Historiquement, l’ONU jouait un rôle central dans l’acheminement de l’aide à Gaza, fournissant des services essentiels à plus de 80 % de la population. Son rôle futur, comme celui des ONG humanitaires traditionnelles, demeure incertain, Israël contrôlant les autorisations d’accès pour l’ensemble des acteurs opérant dans l’enclave.
Gothams LLC
Parmi les entreprises mentionnées figure Gothams LLC, un contractant américain politiquement bien introduit.
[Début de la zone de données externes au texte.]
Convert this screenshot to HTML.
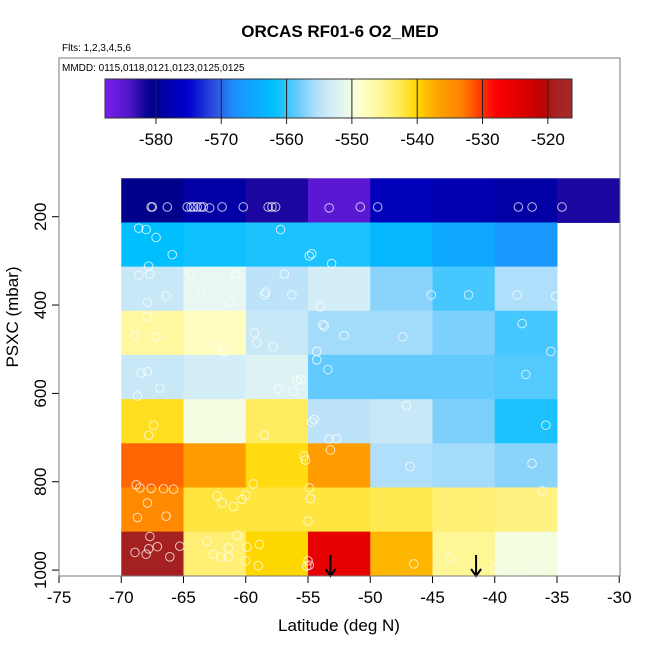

La société a notamment remporté un contrat de 33 millions de dollars pour contribuer à la gestion d’un centre de détention pour immigrés dans le sud de la Floride, surnommé “Alligator Alcatraz”.
Selon plusieurs sources, Gothams bénéficiait d’un accès privilégié dans le processus et apparaissait comme un candidat sérieux pour assurer la logistique humanitaire à Gaza.
Le Guardian a consulté une proposition adressée par l’entreprise au Conseil de la paix, dans laquelle elle offrait “un système logistique humanitaire entièrement intégré” pour des opérations d’aide à grande échelle.
Le fondateur de Gothams, Matt Michelsen, est un donateur du Parti républicain ayant soutenu financièrement plusieurs responsables politiques, dont les gouverneurs Greg Abbott et Ron DeSantis.

L’entreprise a connu une croissance rapide ces dernières années grâce à d’importants contrats publics, notamment pendant la pandémie de Covid-19 et dans le secteur des centres de détention gérés par les États.
Interrogé par le Guardian, Michelsen a déclaré avoir, toutefois, décidé de retirer son entreprise du projet de Gaza, invoquant des préoccupations liées à la sécurité et à l’impact médiatique potentiel.
Il a indiqué que cette décision avait été prise récemment et que Gothams ne participerait finalement pas aux opérations envisagées.
Plusieurs acteurs humanitaires expriment des réserves quant à l’orientation actuelle de la planification de la reconstruction. Amed Khan, philanthrope américain à la tête de l’Amed Khan Foundation, qui fournit des médicaments à Gaza, a qualifié cette approche de “défaillante”, estimant que les personnes impliquées manquent d’expérience en matière d’aide humanitaire.
À ce stade, la structure définitive de la gouvernance de Gaza, le rôle des acteurs privés et celui des organisations humanitaires traditionnelles restent indéterminés, alors même que les besoins humanitaires sur le terrain demeurent considérables.